Problem details:
Only the lines from the start of the data through the line with "(9,254) rectangle (1040,600);" belong in the copy. Restate them word for word, minus the pictures.

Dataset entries

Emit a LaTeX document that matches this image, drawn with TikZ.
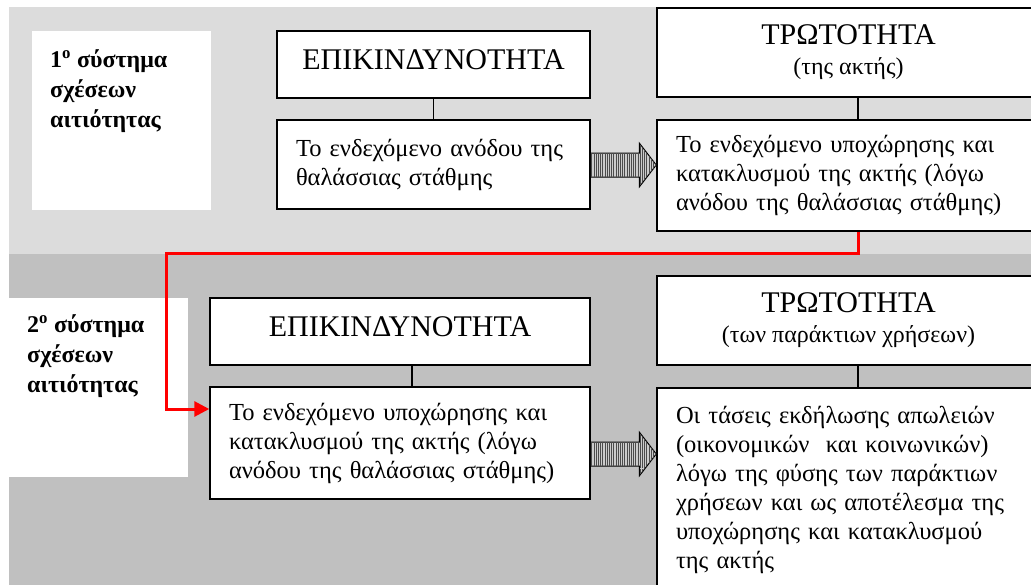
\documentclass[tikz,border=0pt]{standalone}
\usepackage{fontspec}
\setmainfont{Liberation Serif}
\usetikzlibrary{calc, positioning, arrows.meta, patterns.meta}
\definecolor{bandlight}{RGB}{220,220,220}
\definecolor{banddark}{RGB}{192,192,192}
\definecolor{linkred}{RGB}{255,0,0}

\begin{document}
\begin{tikzpicture}[x=1pt, y=-1pt]%{{{
        \useasboundingbox (0,0) rectangle (1031,584);
        \clip (0,0) rectangle (1031,584);

        % bands
        \fill [bandlight] (9,7) rectangle (1040,254);
        \fill [banddark] (9,254) rectangle (1040,600);

        \tikzstyle{lblbox} = [fill=white, minimum width=179pt, minimum height=179pt, inner sep=0pt, anchor=north west];
        \tikzstyle{lbltxt} = [inner sep=0pt, align=left, anchor=north west, font=\bfseries\fontsize{24}{30}\selectfont];
        \node [lblbox] (lblA) at (32,31) { };
        \node [lblbox] (lblB) at (9,298) { };
        \node [lbltxt] (lblAtext) at ($(lblA.north west) + (18,18)$) {1\textsuperscript{ο} σύστημα\\σχέσεων\\αιτιότητας};
        \node [lbltxt] (lblBtext) at ($(lblB.north west) + (18,16)$) {2\textsuperscript{ο} σύστημα\\σχέσεων\\αιτιότητας};

        \tikzstyle{hdr} = [draw, line width=1.5pt, fill=white, inner sep=0pt, align=center, font=\fontsize{30}{30}\selectfont];
        \node [hdr, minimum width=313pt, minimum height=67pt, text depth=10pt] (hdrA) at (433.5,64.5) {ΕΠΙΚΙΝΔΥΝΟΤΗΤΑ};
        \node [hdr, minimum width=383pt, minimum height=89pt] (hdrB) at (848.5,52.5) {ΤΡΩΤΟΤΗΤΑ\\{\fontsize{24}{29}\selectfont(της ακτής)}};
        \node [hdr, minimum width=380pt, minimum height=67pt, text depth=10pt] (hdrC) at (400,331.5) {ΕΠΙΚΙΝΔΥΝΟΤΗΤΑ};
        \node [hdr, minimum width=383pt, minimum height=89pt] (hdrD) at (848.5,320.5) {ΤΡΩΤΟΤΗΤΑ\\{\fontsize{24}{29}\selectfont(των παράκτιων χρήσεων)}};

        \tikzstyle{txt} = [draw, line width=1.5pt, fill=white, inner xsep=19pt, inner ysep=0pt, align=left, font=\fontsize{24.5}{29}\selectfont];
        \node [txt, text width=275pt, minimum height=89pt] (txtA) at (433.5,164.5) {Το ενδεχόμενο ανόδου της\\θαλάσσιας στάθμης};
        \node [txt, text width=345pt, minimum height=111pt] (txtB) at (848.5,175.5) {Το ενδεχόμενο υποχώρησης και\\κατακλυσμού της ακτής (λόγω\\ανόδου της θαλάσσιας στάθμης)};
        \node [txt, text width=342pt, minimum height=112pt] (txtC) at (400,443) {Το ενδεχόμενο υποχώρησης και\\κατακλυσμού της ακτής (λόγω\\ανόδου της θαλάσσιας στάθμης)};
        \node [txt, text width=345pt, inner ysep=18pt, anchor=north] (txtD) at (848.5,387) {Οι τάσεις εκδήλωσης απωλειών\\(οικονομικών\ \ και κοινωνικών)\\λόγω της φύσης των παράκτιων\\χρήσεων και ως αποτέλεσμα της\\υποχώρησης και κατακλυσμού\\της ακτής};

        % ties between heading and its box
        \tikzstyle{tie} = [line width=1.2pt];
        \foreach \up/\dn/\dx in {hdrA/txtA/0, hdrB/txtB/9.5, hdrC/txtC/12, hdrD/txtD/9.5}{
            \draw [tie] ([xshift=\dx pt]\up.south) -- ([xshift=\dx pt]\dn.north);
        }

        % hatched arrows
        \tikzstyle{fat} = [draw=black, line width=1pt, fill=white!80!black,
            postaction={pattern color=black!70, pattern={Lines[angle=90, distance=2.2pt, line width=1pt]}}];
        \foreach \src/\dst/\ya in {txtA/txtB/165, txtC/txtD/454}{
            \coordinate (ylvl) at (0,\ya);
            \coordinate (s) at (\src.east |- ylvl);
            \coordinate (t) at (\dst.west |- ylvl);
            \draw [fat] ($(s) + (0,-12)$) -- ($(t) + (-17,-12)$) -- ($(t) + (-17,-22)$) -- (t)
                -- ($(t) + (-17,22)$) -- ($(t) + (-17,12)$) -- ($(s) + (0,12)$) -- cycle;
        }

        % red link from the first system to the second
        \tikzstyle{redlink} = [draw=linkred, line width=3pt, -{Triangle[length=15pt, width=15pt]}];
        \coordinate (bendA) at (166,253);
        \draw [redlink] ([xshift=9.5pt]txtB.south) |- (bendA) |- ([yshift=34pt]txtC.west);
    \end{tikzpicture}%}}}
\end{document}
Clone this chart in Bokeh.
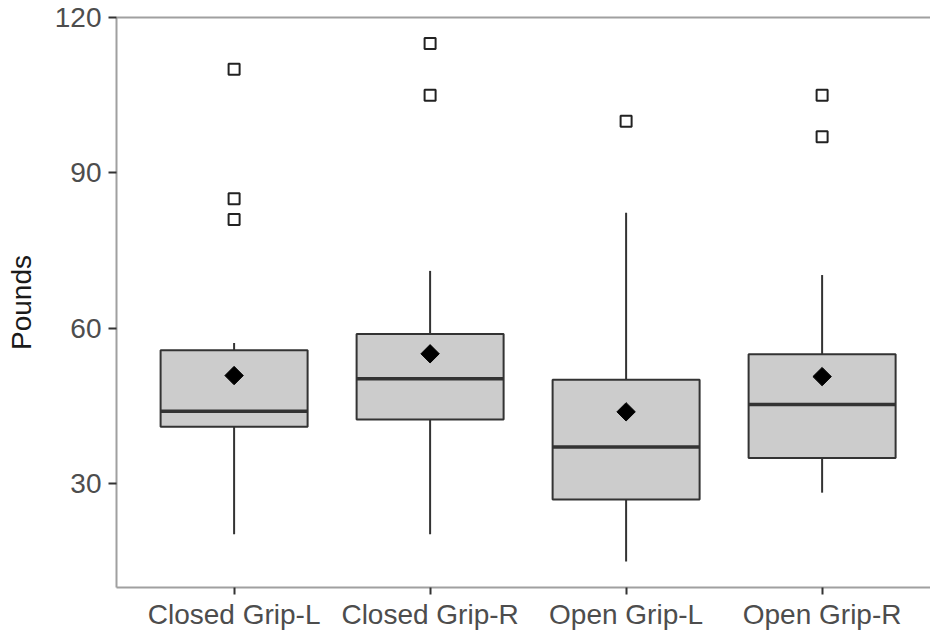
import numpy as np
from bokeh.plotting import figure
from bokeh.models import (ColumnDataSource, FixedTicker, LinearAxis, Range1d)
from bokeh.embed import file_html
from bokeh.resources import INLINE

# ---- data ----
categories = ["Closed Grip-L", "Closed Grip-R", "Open Grip-L", "Open Grip-R"]
q1 = [41.0, 42.4, 27.0, 35.0]
median = [44.0, 50.3, 37.1, 45.3]
q3 = [55.8, 58.9, 50.1, 55.0]
whisker_low = [20.3, 20.3, 15.0, 28.3]
whisker_high = [57.2, 71.1, 82.3, 70.3]
means = [50.9, 55.1, 43.9, 50.7]
outliers = [[110.0, 85.0, 81.0], [115.0, 105.0], [100.0], [105.0, 97.0]]
y_ticks = [30, 60, 90, 120]
y_minor = [15, 45, 75, 105]

BOX_W = 0.75
FONT = "Liberation Sans"

xs = list(range(1, len(categories) + 1))
src = ColumnDataSource(dict(
    x=xs, q1=q1, med=median, q3=q3, lo=whisker_low, hi=whisker_high, mean=means,
    x0=[x - BOX_W / 2 for x in xs], x1=[x + BOX_W / 2 for x in xs],
))
ox, oy = [], []
for x, vals in zip(xs, outliers):
    for v in vals:
        ox.append(x)
        oy.append(v)
osrc = ColumnDataSource(dict(x=ox, y=oy))

p = figure(width=930, height=634, output_backend="svg", toolbar_location=None,
           x_range=Range1d(0.4, 4.553), y_range=Range1d(10, 120),
           x_axis_type=None, y_axis_type=None,
           min_border_left=116, min_border_right=0, min_border_top=17, min_border_bottom=47)
p.outline_line_color = None
p.background_fill_color = "white"
p.border_fill_color = "white"

# axes
xaxis = LinearAxis(ticker=FixedTicker(ticks=xs),
                   major_label_overrides={x: c for x, c in zip(xs, categories)})
yaxis = LinearAxis(ticker=FixedTicker(ticks=y_ticks, minor_ticks=y_minor), axis_label="Pounds")
top = LinearAxis(ticker=FixedTicker(ticks=[]), major_label_standoff=0,
                 major_tick_out=0, minor_tick_out=0, major_tick_in=0, minor_tick_in=0)
p.add_layout(xaxis, "below")
p.add_layout(yaxis, "left")
p.add_layout(top, "above")

for ax in (xaxis, yaxis, top):
    ax.axis_line_color = "#A0A0A0"
    ax.axis_line_width = 2
    ax.major_tick_line_color = "#333333"
    ax.major_tick_line_width = 2
    ax.major_tick_in = 0
    ax.minor_tick_in = 0
    ax.minor_tick_out = 0
    ax.major_label_text_font = FONT
    ax.major_label_text_font_size = "28px"
    ax.major_label_text_color = "#4D4D4D"
top.major_label_text_font_size = "0px"

xaxis.major_tick_out = 7
xaxis.major_label_standoff = 4
yaxis.major_tick_out = 8
yaxis.major_label_standoff = 7
yaxis.axis_label_text_font = FONT
yaxis.axis_label_text_font_size = "28px"
yaxis.axis_label_text_font_style = "normal"
yaxis.axis_label_text_color = "#1A1A1A"
yaxis.axis_label_standoff = 15

# grids
p.xgrid.ticker = xaxis.ticker
p.ygrid.ticker = yaxis.ticker
p.xgrid.grid_line_color = "#EBEBEB"
p.xgrid.grid_line_width = 2
p.ygrid.grid_line_color = "#EBEBEB"
p.ygrid.grid_line_width = 2
p.ygrid.minor_grid_line_color = "#F5F5F5"
p.ygrid.minor_grid_line_width = 1.5

# whiskers
p.segment(x0="x", y0="q3", x1="x", y1="hi", source=src, line_color="#333333", line_width=2)
p.segment(x0="x", y0="q1", x1="x", y1="lo", source=src, line_color="#333333", line_width=2)
# boxes
p.vbar(x="x", width=BOX_W, bottom="q1", top="q3", source=src,
       fill_color="#CCCCCC", line_color="#333333", line_width=2)
# medians
p.segment(x0="x0", y0="med", x1="x1", y1="med", source=src, line_color="#333333", line_width=3.5)
# outliers
p.scatter(x="x", y="y", source=osrc, marker="square", size=11, fill_color=None,
          line_color="#222222", line_width=2)
# means
p.scatter(x="x", y="mean", source=src, marker="square", angle=np.pi / 4, size=13,
          fill_color="black", line_color="black")

open("out.html", "w").write(file_html(p, INLINE))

Output below:
Emit a LaTeX document that matches this image, drawn with TikZ.
\documentclass[tikz,border=0pt]{standalone}
\usepackage{fontspec}
\setmainfont{Liberation Serif}
\usetikzlibrary{calc, positioning, arrows.meta, patterns.meta}
\definecolor{bandlight}{RGB}{220,220,220}
\definecolor{banddark}{RGB}{192,192,192}
\definecolor{linkred}{RGB}{255,0,0}

\begin{document}
\begin{tikzpicture}[x=1pt, y=-1pt]%{{{
        \useasboundingbox (0,0) rectangle (1031,584);
        \clip (0,0) rectangle (1031,584);

        % bands
        \fill [bandlight] (9,7) rectangle (1040,254);
        \fill [banddark] (9,254) rectangle (1040,600);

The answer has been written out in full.